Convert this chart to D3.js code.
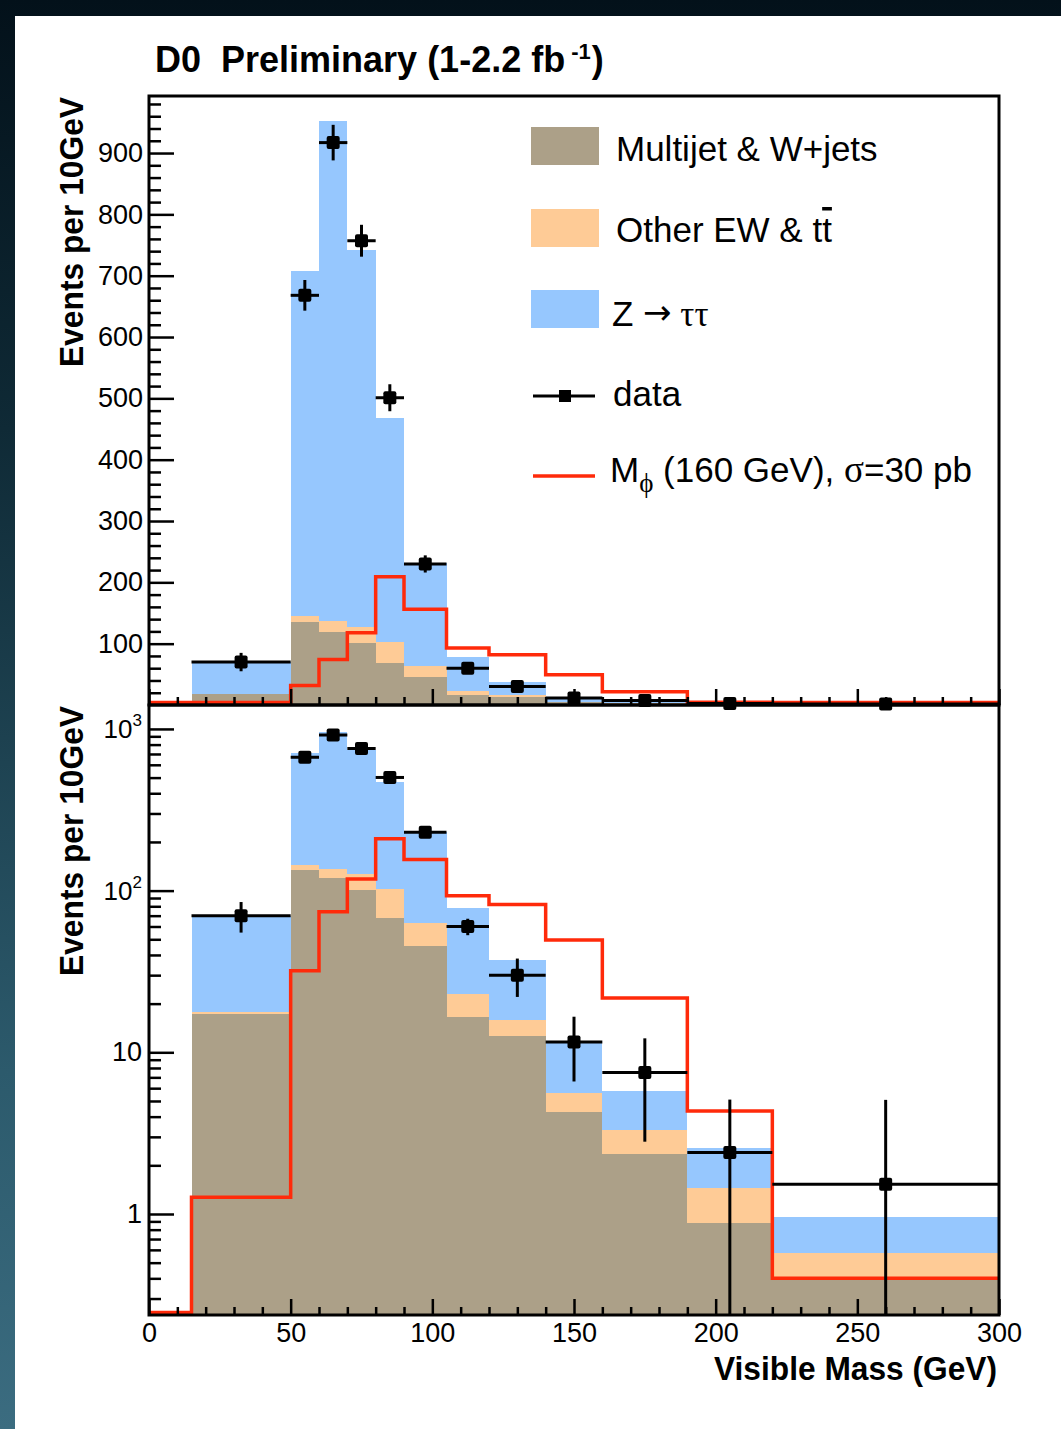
<!DOCTYPE html>
<html>
<head>
<meta charset="utf-8">
<script src="https://cdn.jsdelivr.net/npm/d3@7"></script>
<style>
  html, body { margin: 0; padding: 0; }
  body { width: 1061px; height: 1429px; overflow: hidden; background: linear-gradient(#03111a, #0f2a36 30%, #2c5a6c 75%, #3b6c80); }
  svg { display: block; }
  text { font-family: 'Liberation Sans', Arial, Helvetica, sans-serif; fill: #000; }
  .serif { font-family: 'Liberation Serif', 'DejaVu Serif', serif; }
  .arrow { font-family: 'DejaVu Sans', sans-serif; }
</style>
</head>
<body>
<svg width="1061" height="1429"></svg>
<script>
'use strict'

// histogram bins (GeV)
const binEdges = [15, 50, 60, 70, 80, 90, 105, 120, 140, 160, 190, 220, 300]

// stacked backgrounds, events per 10 GeV
const multijet = [17.3, 135, 119, 101, 68, 45.5, 16.6, 12.6, 4.3, 2.34, 0.88, 0.39]
const otherEW = [0.5, 10, 18, 26, 34, 17.5, 6.4, 3.2, 1.33, 0.97, 0.56, 0.18]
const ztautau = [51.7, 563, 815, 615, 366, 169, 55, 21.4, 5.97, 2.48, 1.13, 0.39]

// data points
const dataValues = [70, 668, 917, 757, 501, 230, 60, 30, 11.6, 7.5, 2.4, 1.53]
const dataErrors = [15, 25, 29, 26, 22, 14, 7, 8, 5, 4.7, 2.7, 3.55]

// signal M_phi = 160 GeV
const signalEdges = [0, 15, 50, 60, 70, 80, 90, 105, 120, 140, 160, 190, 220, 300]
const signalValues = [0, 1.27, 32, 74, 118, 209, 156, 93, 82, 49.5, 21.7, 4.33, 0.4]

// axis ticks
const xTicks = [0, 50, 100, 150, 200, 250, 300]
const linTicks = [100, 200, 300, 400, 500, 600, 700, 800, 900]
const logTicks = [1, 10, 100, 1000]

const colors = {
  multijet: '#aca088',
  otherEW: '#fecb96',
  ztautau: '#96c7fe',
  signal: '#ff2a0a'
}

const W = 1061, H = 1429
const frameLeft = 149, frameRight = 999
const topBox = { top: 96, bottom: 705 }
const lowBox = { top: 705, bottom: 1315 }

const svg = d3.select('svg')

svg.append('rect')
  .attr('x', 15).attr('y', 16)
  .attr('width', W - 15).attr('height', H - 16)
  .attr('fill', '#fff')

const x = d3.scaleLinear().domain([0, 300]).range([frameLeft, frameRight])
const yLin = d3.scaleLinear().domain([0, 993]).range([topBox.bottom, topBox.top])
const yLog = d3.scaleLog().domain([0.2373, 1406]).range([lowBox.bottom, lowBox.top])

const rows = binEdges.slice(0, -1).map((lo, i) => ({
  lo,
  hi: binEdges[i + 1],
  multijet: multijet[i],
  otherEW: otherEW[i],
  ztautau: ztautau[i]
}))
const stacked = d3.stack().keys(['multijet', 'otherEW', 'ztautau'])(rows)

function drawPanel(y, box, id, isLog) {
  const ymin = y.domain()[0]
  const yc = v => y(Math.max(v, ymin))

  svg.append('clipPath').attr('id', id)
    .append('rect')
    .attr('x', frameLeft).attr('y', box.top)
    .attr('width', frameRight - frameLeft).attr('height', box.bottom - box.top + 2)

  const g = svg.append('g').attr('clip-path', `url(#${id})`)

  // stacked histograms
  g.selectAll('g.layer')
    .data(stacked)
    .enter()
    .append('g')
    .attr('fill', d => colors[d.key])
    .attr('shape-rendering', 'crispEdges')
    .selectAll('rect')
    .data(d => d)
    .enter()
    .append('rect')
    .attr('x', d => x(d.data.lo))
    .attr('width', d => x(d.data.hi) - x(d.data.lo))
    .attr('y', d => yc(d[1]))
    .attr('height', d => Math.max(0, Math.min(yc(d[0]), box.bottom) - yc(d[1])))

  // signal outline (kept just above the frame line when it sits on the axis)
  const pts = []
  signalValues.forEach((v, i) => {
    pts.push([signalEdges[i], v], [signalEdges[i + 1], v])
  })
  g.append('path')
    .datum(pts)
    .attr('fill', 'none')
    .attr('stroke', colors.signal)
    .attr('stroke-width', 3.5)
    .attr('d', d3.line().x(d => x(d[0])).y(d => Math.min(yc(d[1]), box.bottom - 2.5)))

  // axes
  const xMajor = d3.axisBottom(x).tickValues(xTicks).tickSize(-16).tickPadding(8)
  if (!isLog) xMajor.tickFormat('')
  const xa = svg.append('g')
    .attr('transform', `translate(0,${box.bottom})`)
    .call(xMajor)
  xa.select('.domain').remove()
  xa.attr('font-size', 27).attr('font-family', null)

  const xm = svg.append('g')
    .attr('transform', `translate(0,${box.bottom})`)
    .call(d3.axisBottom(x).tickValues(d3.range(10, 300, 10).filter(v => v % 50)).tickSize(-8).tickFormat(''))
  xm.select('.domain').remove()

  let yMajor, yMinorVals
  if (isLog) {
    yMajor = d3.axisLeft(y).tickValues(logTicks).tickSize(-25).tickPadding(7)
    yMinorVals = y.ticks().filter(v => !logTicks.includes(v) && v >= ymin && v <= y.domain()[1])
  } else {
    yMajor = d3.axisLeft(y).tickValues(linTicks).tickSize(-25).tickPadding(6)
    yMinorVals = d3.range(20, y.domain()[1], 20).filter(v => v % 100)
  }
  const ya = svg.append('g')
    .attr('transform', `translate(${frameLeft},0)`)
    .call(yMajor)
  ya.select('.domain').remove()
  ya.attr('font-size', 27).attr('font-family', null)
  if (isLog) {
    ya.selectAll('.tick text').each(function (d) {
      const t = d3.select(this).text(null)
      const e = Math.round(Math.log10(d))
      if (e <= 1) {
        t.append('tspan').text(d)
      } else {
        t.append('tspan').attr('font-size', 26).text('10')
        t.append('tspan').attr('font-size', 17).attr('dy', '-0.7em').text(e)
      }
    })
  }

  const ym = svg.append('g')
    .attr('transform', `translate(${frameLeft},0)`)
    .call(d3.axisLeft(y).tickValues(yMinorVals).tickSize(-12).tickFormat(''))
  ym.select('.domain').remove()

  svg.selectAll('.tick line').attr('stroke', '#000').attr('stroke-width', 2.5)

  // data with error bars
  const dg = svg.append('g')
  rows.forEach((r, i) => {
    const cx = x((r.lo + r.hi) / 2)
    const cy = yc(dataValues[i])
    dg.append('line')
      .attr('x1', x(r.lo)).attr('x2', x(r.hi))
      .attr('y1', cy).attr('y2', cy)
      .attr('stroke', '#000').attr('stroke-width', 3)
    dg.append('line')
      .attr('x1', cx).attr('x2', cx)
      .attr('y1', yc(dataValues[i] + dataErrors[i]))
      .attr('y2', yc(dataValues[i] - dataErrors[i]))
      .attr('stroke', '#000').attr('stroke-width', 3)
    dg.append('rect')
      .attr('x', cx - 6.5).attr('y', cy - 6.5)
      .attr('width', 13).attr('height', 13)
      .attr('rx', 2)
      .attr('fill', '#000')
  })

  // frame
  svg.append('rect')
    .attr('x', frameLeft).attr('y', box.top)
    .attr('width', frameRight - frameLeft).attr('height', box.bottom - box.top)
    .attr('fill', 'none')
    .attr('stroke', '#000')
    .attr('stroke-width', 3)

  // y title
  svg.append('text')
    .attr('transform', `translate(83,${box.top + 1}) rotate(-90)`)
    .attr('text-anchor', 'end')
    .attr('font-weight', 'bold')
    .attr('font-size', 33)
    .attr('textLength', 270)
    .attr('lengthAdjust', 'spacingAndGlyphs')
    .text('Events per 10GeV')
}

drawPanel(yLin, topBox, 'clipTop', false)
drawPanel(yLog, lowBox, 'clipLow', true)

// x title
svg.append('text')
  .attr('x', 997).attr('y', 1380)
  .attr('text-anchor', 'end')
  .attr('font-weight', 'bold')
  .attr('font-size', 34)
  .attr('textLength', 283)
  .attr('lengthAdjust', 'spacingAndGlyphs')
  .text('Visible Mass (GeV)')

// title
const title = svg.append('text')
  .attr('x', 155).attr('y', 72)
  .attr('font-weight', 'bold')
  .attr('font-size', 36)
  .style('white-space', 'pre')
title.append('tspan').text('D0  Preliminary (1-2.2 fb')
title.append('tspan').attr('dx', 6).attr('dy', -13).attr('font-size', 22).text('-1')
title.append('tspan').attr('dx', 1).attr('dy', 13).text(')')

// legend
const legend = svg.append('g').attr('font-size', 35)
const swatches = [
  { key: 'multijet', y: 127 },
  { key: 'otherEW', y: 209 },
  { key: 'ztautau', y: 290 }
]
legend.selectAll('rect.sw')
  .data(swatches)
  .enter()
  .append('rect')
  .attr('x', 531).attr('y', d => d.y)
  .attr('width', 68).attr('height', 38)
  .attr('fill', d => colors[d.key])

legend.append('text').attr('x', 616).attr('y', 161).text('Multijet & W+jets')

const ew = legend.append('text').attr('x', 616).attr('y', 242)
ew.append('tspan').text('Other EW & t')
ew.append('tspan').style('text-decoration', 'overline').text('t')

const zt = legend.append('text').attr('x', 612).attr('y', 326).style('white-space', 'pre')
zt.append('tspan').text('Z ')
zt.append('tspan').attr('class', 'arrow').attr('font-size', 34).attr('dy', -2).text('\u2192')
zt.append('tspan').attr('class', 'serif').attr('dy', 2).text(' \u03c4\u03c4')

legend.append('line')
  .attr('x1', 533).attr('x2', 595).attr('y1', 396).attr('y2', 396)
  .attr('stroke', '#000').attr('stroke-width', 3)
legend.append('rect')
  .attr('x', 559).attr('y', 390).attr('width', 12).attr('height', 12)
  .attr('fill', '#000')
legend.append('text').attr('x', 613).attr('y', 406).text('data')

legend.append('line')
  .attr('x1', 533).attr('x2', 595).attr('y1', 476).attr('y2', 476)
  .attr('stroke', colors.signal).attr('stroke-width', 3.5)
const sig = legend.append('text').attr('x', 610).attr('y', 482).style('white-space', 'pre')
sig.append('tspan').text('M')
sig.append('tspan').attr('class', 'serif').attr('font-size', 27).attr('dy', 10).text('\u03d5')
sig.append('tspan').attr('dy', -10).text(' (160 GeV), ')
sig.append('tspan').attr('class', 'serif').attr('font-size', 37).text('\u03c3')
sig.append('tspan').text('=30 pb')
</script>
</body>
</html>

++++++

**What to do**. Return nothing but the lines running from the start of the data to the line with "2.48, 1.13, 0.39]", please, both ends included and no pictures.

**Answer to this problem**.
Convert this chart to D3.js code.
<!DOCTYPE html>
<html>
<head>
<meta charset="utf-8">
<script src="https://cdn.jsdelivr.net/npm/d3@7"></script>
<style>
  html, body { margin: 0; padding: 0; }
  body { width: 1061px; height: 1429px; overflow: hidden; background: linear-gradient(#03111a, #0f2a36 30%, #2c5a6c 75%, #3b6c80); }
  svg { display: block; }
  text { font-family: 'Liberation Sans', Arial, Helvetica, sans-serif; fill: #000; }
  .serif { font-family: 'Liberation Serif', 'DejaVu Serif', serif; }
  .arrow { font-family: 'DejaVu Sans', sans-serif; }
</style>
</head>
<body>
<svg width="1061" height="1429"></svg>
<script>
'use strict'

// histogram bins (GeV)
const binEdges = [15, 50, 60, 70, 80, 90, 105, 120, 140, 160, 190, 220, 300]

// stacked backgrounds, events per 10 GeV
const multijet = [17.3, 135, 119, 101, 68, 45.5, 16.6, 12.6, 4.3, 2.34, 0.88, 0.39]
const otherEW = [0.5, 10, 18, 26, 34, 17.5, 6.4, 3.2, 1.33, 0.97, 0.56, 0.18]
const ztautau = [51.7, 563, 815, 615, 366, 169, 55, 21.4, 5.97, 2.48, 1.13, 0.39]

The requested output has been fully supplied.